Write out, word for word, the stretch of lines beginning at the one with "Emit a Python" and ending at the one with "width=largura, color='#c83a3a', zorder=2)", omitting the images.
━━━━━ Data provided ━━━━━
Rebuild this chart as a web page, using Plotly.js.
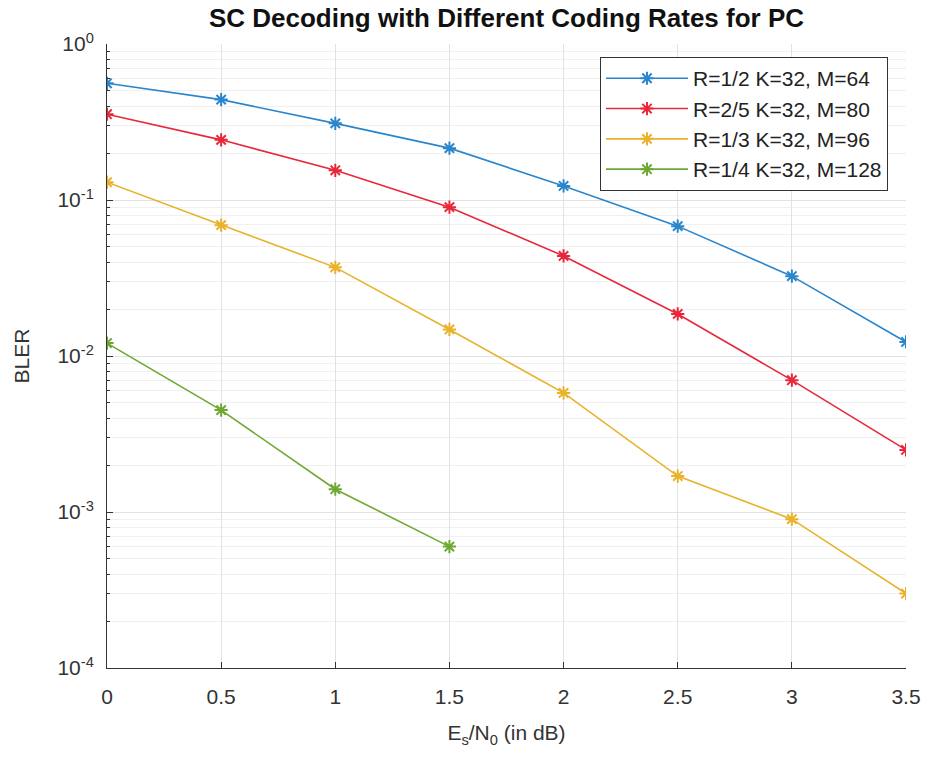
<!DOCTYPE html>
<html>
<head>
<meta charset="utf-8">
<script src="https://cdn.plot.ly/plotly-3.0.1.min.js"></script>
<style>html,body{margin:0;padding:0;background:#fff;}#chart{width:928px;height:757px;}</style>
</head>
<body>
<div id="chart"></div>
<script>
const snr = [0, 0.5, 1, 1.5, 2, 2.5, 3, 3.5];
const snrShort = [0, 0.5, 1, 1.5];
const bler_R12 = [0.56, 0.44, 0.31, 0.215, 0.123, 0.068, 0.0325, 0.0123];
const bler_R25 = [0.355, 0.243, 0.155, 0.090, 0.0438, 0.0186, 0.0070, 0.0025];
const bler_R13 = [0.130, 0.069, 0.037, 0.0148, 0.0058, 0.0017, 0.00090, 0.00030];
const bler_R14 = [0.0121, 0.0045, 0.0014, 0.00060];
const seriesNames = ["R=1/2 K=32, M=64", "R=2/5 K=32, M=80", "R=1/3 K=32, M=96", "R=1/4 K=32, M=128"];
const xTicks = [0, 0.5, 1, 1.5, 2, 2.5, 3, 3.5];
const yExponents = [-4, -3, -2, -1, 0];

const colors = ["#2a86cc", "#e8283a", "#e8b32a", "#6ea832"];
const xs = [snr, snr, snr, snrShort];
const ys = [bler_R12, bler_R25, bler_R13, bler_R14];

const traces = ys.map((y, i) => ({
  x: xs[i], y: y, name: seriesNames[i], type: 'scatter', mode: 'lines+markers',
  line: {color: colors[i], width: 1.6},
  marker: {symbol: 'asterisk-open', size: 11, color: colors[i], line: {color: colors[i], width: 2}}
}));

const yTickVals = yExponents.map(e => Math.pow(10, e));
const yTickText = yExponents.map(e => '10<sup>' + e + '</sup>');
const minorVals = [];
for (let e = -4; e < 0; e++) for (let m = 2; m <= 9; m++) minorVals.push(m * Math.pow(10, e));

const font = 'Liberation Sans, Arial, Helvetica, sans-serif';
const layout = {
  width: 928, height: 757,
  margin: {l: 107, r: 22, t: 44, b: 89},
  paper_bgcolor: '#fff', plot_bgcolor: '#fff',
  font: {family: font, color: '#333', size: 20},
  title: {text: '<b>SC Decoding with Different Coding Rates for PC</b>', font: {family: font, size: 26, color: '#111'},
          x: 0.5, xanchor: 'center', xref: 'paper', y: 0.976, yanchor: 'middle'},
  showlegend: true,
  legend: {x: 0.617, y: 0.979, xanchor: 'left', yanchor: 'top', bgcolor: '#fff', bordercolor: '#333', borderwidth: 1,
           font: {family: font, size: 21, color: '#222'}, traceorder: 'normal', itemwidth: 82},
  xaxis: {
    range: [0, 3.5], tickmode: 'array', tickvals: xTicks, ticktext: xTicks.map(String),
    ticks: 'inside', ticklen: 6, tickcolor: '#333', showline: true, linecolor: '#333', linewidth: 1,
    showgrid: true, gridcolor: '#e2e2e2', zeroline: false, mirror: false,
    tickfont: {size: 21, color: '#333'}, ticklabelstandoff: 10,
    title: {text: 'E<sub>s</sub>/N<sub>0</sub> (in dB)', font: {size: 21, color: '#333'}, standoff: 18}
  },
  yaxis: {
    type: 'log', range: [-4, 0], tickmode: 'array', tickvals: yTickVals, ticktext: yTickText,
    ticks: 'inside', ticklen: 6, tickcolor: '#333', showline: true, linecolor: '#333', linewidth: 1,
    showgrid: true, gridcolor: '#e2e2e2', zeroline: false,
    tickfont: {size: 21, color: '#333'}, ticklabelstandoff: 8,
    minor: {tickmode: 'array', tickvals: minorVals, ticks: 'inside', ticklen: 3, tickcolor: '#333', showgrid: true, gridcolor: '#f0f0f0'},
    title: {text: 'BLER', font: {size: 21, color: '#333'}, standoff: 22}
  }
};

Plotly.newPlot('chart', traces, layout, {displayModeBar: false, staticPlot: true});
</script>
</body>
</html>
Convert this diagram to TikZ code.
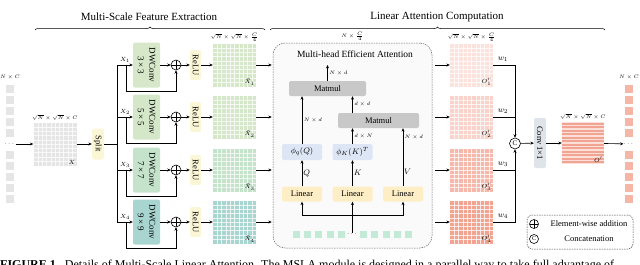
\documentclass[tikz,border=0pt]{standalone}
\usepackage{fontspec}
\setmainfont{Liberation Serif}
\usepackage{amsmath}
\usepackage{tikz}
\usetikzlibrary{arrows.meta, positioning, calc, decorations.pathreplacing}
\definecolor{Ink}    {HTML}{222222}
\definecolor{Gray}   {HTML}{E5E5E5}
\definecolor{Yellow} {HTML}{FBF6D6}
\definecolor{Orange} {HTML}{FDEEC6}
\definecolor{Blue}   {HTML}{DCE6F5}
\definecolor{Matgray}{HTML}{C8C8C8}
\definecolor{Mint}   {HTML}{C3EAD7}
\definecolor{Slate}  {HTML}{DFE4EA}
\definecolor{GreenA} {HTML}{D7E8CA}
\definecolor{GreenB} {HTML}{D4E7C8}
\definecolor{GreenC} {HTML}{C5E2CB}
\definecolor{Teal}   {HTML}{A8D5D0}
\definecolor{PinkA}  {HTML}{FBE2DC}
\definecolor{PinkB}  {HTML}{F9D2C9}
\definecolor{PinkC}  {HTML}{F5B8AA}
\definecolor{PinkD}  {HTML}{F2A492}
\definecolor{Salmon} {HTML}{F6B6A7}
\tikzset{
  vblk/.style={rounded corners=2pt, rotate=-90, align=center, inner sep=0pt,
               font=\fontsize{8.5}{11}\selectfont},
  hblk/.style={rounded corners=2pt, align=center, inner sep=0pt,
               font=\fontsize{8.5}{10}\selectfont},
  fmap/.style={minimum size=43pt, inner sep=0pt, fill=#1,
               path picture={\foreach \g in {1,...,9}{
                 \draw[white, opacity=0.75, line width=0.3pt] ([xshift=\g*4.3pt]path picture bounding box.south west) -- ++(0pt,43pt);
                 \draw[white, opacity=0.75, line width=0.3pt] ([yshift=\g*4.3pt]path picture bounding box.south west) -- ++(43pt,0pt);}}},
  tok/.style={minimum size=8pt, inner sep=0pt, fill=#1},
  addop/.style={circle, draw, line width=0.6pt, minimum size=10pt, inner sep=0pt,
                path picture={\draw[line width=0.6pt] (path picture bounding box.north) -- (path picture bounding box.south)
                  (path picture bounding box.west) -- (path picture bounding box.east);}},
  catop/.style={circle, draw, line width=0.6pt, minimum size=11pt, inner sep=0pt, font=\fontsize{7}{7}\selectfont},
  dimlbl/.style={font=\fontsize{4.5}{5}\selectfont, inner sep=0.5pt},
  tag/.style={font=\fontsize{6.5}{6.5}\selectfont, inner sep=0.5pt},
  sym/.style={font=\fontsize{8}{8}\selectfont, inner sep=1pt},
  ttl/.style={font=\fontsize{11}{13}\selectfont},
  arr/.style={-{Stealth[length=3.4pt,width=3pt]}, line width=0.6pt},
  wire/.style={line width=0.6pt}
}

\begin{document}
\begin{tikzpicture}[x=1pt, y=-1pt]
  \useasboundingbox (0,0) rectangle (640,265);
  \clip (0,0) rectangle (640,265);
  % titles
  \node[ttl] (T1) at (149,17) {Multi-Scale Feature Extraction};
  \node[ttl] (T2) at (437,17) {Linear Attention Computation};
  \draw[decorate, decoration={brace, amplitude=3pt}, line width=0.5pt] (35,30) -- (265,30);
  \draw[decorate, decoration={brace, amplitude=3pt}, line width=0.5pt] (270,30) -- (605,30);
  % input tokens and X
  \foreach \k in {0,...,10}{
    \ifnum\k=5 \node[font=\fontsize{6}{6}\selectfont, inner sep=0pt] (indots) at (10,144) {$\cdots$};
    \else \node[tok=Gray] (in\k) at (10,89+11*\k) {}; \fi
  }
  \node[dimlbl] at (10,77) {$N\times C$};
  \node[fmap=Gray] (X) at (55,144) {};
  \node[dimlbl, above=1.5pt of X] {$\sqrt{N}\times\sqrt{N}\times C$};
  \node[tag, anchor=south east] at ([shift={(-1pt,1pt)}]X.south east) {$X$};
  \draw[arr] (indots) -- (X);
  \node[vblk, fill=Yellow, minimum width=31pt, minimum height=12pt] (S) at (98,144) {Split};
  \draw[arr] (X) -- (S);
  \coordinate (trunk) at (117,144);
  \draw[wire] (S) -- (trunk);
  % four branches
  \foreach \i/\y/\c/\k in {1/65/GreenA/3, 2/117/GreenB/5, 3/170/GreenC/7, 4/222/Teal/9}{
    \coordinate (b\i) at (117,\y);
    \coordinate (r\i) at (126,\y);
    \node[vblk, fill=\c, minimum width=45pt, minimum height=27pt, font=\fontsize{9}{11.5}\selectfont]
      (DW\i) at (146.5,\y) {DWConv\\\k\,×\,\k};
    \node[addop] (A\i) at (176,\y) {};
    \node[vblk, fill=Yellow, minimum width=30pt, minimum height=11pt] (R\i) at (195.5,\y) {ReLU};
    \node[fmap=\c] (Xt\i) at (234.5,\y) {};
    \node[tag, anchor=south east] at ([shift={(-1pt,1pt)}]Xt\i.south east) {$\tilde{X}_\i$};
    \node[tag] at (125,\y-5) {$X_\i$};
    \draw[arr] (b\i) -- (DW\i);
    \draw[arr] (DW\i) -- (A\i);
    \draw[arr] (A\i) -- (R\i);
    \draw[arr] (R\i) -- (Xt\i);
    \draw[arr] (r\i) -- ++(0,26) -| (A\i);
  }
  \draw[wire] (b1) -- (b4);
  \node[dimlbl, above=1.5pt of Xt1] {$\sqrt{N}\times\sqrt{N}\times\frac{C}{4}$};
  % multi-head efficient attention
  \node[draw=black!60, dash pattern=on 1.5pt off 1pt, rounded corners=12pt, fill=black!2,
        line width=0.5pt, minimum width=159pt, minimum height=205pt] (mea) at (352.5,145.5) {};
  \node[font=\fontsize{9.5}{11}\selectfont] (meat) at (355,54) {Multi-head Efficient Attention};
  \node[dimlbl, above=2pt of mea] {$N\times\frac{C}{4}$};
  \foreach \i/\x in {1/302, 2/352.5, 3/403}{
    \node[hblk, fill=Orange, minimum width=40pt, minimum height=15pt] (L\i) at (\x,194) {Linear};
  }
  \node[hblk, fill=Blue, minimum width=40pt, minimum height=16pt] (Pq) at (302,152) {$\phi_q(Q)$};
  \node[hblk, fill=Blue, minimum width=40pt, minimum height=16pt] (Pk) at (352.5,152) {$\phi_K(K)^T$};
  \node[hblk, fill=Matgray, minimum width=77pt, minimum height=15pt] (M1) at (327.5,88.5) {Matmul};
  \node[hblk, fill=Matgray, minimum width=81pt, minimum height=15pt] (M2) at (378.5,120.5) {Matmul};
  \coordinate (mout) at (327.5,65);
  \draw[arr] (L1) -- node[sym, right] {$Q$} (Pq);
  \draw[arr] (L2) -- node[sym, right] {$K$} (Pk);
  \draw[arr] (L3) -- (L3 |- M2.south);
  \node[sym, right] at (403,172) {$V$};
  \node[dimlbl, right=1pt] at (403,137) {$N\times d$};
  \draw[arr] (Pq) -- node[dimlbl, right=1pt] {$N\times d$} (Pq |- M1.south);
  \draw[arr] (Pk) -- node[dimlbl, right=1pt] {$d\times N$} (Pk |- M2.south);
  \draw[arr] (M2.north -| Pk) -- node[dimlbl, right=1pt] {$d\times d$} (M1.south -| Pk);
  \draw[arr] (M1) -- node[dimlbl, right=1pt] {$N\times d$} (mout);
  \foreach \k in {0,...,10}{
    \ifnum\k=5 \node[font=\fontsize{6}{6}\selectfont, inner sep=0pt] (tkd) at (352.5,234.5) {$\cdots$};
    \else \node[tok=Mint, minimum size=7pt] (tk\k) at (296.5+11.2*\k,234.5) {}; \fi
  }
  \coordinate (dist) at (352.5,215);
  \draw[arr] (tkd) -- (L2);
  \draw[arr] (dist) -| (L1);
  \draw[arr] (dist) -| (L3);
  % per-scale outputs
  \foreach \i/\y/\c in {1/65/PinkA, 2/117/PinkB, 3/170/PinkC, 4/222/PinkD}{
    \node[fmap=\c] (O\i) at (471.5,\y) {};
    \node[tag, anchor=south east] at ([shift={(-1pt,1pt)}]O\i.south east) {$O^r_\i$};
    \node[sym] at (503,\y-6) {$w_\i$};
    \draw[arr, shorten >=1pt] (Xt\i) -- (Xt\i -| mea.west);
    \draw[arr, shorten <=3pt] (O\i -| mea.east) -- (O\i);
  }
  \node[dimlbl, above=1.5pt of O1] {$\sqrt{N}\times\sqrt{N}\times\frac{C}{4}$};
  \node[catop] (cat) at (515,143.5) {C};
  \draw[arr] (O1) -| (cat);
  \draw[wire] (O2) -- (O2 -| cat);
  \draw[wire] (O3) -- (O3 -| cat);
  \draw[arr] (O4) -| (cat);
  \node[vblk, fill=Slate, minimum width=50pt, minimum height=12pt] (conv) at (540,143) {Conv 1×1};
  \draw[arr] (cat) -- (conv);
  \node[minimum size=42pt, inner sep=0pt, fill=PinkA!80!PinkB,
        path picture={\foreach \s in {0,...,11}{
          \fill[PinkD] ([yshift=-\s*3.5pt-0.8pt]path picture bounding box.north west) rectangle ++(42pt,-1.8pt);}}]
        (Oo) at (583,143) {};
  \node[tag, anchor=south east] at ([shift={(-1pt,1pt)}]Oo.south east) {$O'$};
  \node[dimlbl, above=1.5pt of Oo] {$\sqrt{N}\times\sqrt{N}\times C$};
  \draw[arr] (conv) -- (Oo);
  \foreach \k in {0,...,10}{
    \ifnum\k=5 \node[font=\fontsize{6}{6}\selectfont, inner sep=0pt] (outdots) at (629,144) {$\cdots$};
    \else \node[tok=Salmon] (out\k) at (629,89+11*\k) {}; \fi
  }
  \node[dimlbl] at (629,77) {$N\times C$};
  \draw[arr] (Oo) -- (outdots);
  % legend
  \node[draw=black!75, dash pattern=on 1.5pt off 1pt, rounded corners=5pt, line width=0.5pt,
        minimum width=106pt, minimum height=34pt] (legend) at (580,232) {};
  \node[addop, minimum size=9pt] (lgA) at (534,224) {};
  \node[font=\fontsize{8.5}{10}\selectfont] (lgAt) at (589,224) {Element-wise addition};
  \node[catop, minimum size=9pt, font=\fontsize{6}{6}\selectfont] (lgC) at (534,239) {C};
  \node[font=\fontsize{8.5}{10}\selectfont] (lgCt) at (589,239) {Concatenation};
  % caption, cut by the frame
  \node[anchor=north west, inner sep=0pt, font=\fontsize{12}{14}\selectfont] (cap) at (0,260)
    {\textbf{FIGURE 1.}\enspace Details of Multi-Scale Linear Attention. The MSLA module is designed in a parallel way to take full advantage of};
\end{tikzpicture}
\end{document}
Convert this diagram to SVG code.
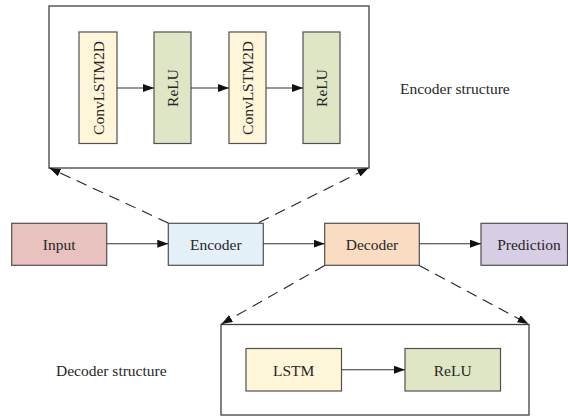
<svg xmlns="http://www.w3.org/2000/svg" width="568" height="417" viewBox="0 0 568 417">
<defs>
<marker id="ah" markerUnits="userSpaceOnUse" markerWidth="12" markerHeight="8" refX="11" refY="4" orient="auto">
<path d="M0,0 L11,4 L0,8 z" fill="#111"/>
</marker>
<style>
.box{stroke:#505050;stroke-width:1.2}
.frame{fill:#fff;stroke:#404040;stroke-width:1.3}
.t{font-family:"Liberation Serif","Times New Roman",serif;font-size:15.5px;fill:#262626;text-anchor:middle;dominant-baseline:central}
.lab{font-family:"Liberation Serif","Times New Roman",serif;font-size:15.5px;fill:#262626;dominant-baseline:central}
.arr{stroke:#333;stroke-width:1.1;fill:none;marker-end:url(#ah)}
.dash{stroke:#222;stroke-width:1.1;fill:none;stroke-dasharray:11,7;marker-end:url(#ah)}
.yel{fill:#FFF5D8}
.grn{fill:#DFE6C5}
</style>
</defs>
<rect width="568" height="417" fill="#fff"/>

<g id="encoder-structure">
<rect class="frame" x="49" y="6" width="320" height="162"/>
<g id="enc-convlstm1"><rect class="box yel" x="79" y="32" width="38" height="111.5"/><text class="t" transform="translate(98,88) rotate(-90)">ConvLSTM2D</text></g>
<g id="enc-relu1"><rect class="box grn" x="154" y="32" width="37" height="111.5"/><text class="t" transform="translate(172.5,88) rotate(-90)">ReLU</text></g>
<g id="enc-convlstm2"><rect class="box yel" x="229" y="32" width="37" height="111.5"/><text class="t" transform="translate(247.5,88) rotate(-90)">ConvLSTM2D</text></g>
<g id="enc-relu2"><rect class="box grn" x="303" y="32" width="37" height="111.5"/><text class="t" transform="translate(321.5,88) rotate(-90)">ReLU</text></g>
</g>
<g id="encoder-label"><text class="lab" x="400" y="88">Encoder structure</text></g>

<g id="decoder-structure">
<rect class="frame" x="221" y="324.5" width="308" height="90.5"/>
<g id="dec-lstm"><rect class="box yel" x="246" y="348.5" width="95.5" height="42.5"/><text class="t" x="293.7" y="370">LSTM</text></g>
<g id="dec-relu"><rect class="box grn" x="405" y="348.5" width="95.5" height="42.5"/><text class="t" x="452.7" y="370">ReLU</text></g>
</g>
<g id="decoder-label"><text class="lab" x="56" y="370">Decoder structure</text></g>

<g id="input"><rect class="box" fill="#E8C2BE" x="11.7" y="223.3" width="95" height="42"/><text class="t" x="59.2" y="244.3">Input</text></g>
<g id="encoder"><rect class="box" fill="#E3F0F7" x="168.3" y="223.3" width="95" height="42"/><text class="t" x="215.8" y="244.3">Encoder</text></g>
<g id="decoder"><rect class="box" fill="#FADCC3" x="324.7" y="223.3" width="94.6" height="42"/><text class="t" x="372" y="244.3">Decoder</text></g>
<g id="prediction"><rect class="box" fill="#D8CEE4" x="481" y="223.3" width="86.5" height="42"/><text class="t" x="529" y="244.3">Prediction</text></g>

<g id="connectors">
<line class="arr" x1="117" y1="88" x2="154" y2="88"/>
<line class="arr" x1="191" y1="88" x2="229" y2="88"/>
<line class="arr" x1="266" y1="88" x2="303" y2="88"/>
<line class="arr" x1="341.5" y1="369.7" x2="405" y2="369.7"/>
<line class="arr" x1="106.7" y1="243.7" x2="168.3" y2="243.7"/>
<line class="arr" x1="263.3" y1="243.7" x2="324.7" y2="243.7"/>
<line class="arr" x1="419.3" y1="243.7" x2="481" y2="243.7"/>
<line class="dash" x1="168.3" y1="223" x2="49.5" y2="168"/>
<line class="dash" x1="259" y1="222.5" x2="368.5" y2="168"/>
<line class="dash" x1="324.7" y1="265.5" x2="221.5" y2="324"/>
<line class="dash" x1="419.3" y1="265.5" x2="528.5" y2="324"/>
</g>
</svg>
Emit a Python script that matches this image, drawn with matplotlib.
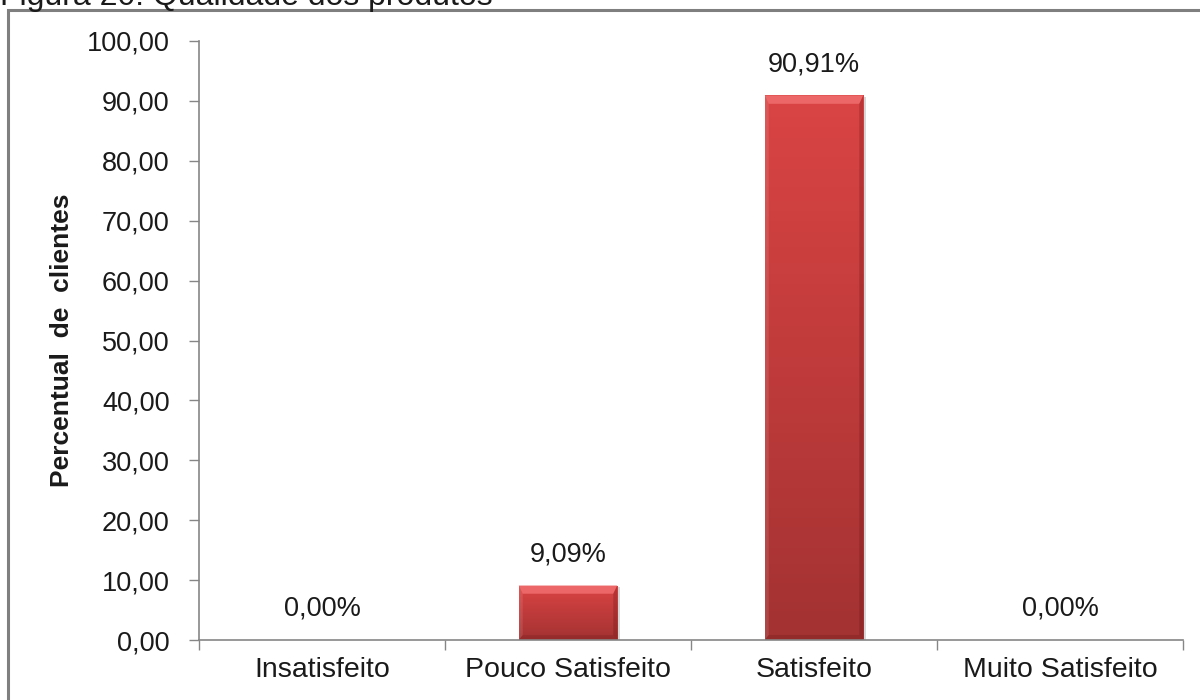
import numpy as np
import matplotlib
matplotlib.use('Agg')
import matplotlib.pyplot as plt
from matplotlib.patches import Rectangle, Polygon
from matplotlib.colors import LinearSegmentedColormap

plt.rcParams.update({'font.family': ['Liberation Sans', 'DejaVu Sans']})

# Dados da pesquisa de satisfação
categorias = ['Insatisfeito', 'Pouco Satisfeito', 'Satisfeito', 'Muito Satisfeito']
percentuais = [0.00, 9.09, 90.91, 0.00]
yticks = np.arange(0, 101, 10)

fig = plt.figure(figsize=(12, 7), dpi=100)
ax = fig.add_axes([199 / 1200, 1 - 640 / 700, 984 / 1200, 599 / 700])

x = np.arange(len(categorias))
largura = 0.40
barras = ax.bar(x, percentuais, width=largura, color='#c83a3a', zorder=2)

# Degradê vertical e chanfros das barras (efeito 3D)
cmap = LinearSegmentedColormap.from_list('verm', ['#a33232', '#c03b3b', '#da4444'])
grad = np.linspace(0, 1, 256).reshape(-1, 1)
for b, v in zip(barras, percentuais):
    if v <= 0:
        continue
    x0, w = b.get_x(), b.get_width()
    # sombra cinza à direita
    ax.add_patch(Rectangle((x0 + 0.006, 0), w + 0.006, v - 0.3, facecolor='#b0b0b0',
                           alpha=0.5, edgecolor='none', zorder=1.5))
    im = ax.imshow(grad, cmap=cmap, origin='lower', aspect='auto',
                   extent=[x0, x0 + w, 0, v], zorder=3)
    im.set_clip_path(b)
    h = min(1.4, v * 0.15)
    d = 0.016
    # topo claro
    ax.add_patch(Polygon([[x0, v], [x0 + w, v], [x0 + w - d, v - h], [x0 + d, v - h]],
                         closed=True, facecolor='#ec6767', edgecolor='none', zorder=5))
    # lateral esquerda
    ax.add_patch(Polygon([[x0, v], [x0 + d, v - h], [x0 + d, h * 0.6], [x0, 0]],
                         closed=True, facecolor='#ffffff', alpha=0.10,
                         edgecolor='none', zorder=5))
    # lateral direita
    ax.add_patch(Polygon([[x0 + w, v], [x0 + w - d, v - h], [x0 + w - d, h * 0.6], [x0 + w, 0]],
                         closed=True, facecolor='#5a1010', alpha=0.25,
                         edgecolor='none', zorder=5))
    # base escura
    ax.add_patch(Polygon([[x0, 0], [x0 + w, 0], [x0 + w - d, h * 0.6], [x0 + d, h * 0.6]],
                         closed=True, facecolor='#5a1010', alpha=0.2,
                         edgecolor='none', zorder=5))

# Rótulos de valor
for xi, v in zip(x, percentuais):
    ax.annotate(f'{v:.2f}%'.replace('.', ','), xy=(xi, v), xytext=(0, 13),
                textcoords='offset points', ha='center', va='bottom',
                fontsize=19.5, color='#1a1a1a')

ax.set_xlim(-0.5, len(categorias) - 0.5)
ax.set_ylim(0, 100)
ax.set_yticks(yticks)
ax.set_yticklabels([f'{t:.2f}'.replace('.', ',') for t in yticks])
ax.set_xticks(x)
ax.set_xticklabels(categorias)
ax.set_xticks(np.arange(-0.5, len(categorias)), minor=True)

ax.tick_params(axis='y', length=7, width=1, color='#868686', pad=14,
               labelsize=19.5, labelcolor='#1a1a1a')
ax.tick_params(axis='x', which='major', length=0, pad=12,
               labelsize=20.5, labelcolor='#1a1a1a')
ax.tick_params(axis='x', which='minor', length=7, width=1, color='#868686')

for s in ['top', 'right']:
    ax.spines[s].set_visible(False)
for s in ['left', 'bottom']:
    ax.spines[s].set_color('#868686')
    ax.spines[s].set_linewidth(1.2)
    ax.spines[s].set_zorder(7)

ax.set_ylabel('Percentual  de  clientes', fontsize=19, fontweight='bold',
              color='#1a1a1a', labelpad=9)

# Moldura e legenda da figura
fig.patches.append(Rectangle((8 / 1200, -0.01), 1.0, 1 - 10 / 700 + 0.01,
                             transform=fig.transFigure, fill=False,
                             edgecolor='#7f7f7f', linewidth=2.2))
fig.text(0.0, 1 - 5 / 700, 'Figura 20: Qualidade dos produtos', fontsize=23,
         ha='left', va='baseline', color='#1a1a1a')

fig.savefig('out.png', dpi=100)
━━━━━
### Completed task:
Emit a Python script that matches this image, drawn with matplotlib.
import numpy as np
import matplotlib
matplotlib.use('Agg')
import matplotlib.pyplot as plt
from matplotlib.patches import Rectangle, Polygon
from matplotlib.colors import LinearSegmentedColormap

plt.rcParams.update({'font.family': ['Liberation Sans', 'DejaVu Sans']})

# Dados da pesquisa de satisfação
categorias = ['Insatisfeito', 'Pouco Satisfeito', 'Satisfeito', 'Muito Satisfeito']
percentuais = [0.00, 9.09, 90.91, 0.00]
yticks = np.arange(0, 101, 10)

fig = plt.figure(figsize=(12, 7), dpi=100)
ax = fig.add_axes([199 / 1200, 1 - 640 / 700, 984 / 1200, 599 / 700])

x = np.arange(len(categorias))
largura = 0.40
barras = ax.bar(x, percentuais, width=largura, color='#c83a3a', zorder=2)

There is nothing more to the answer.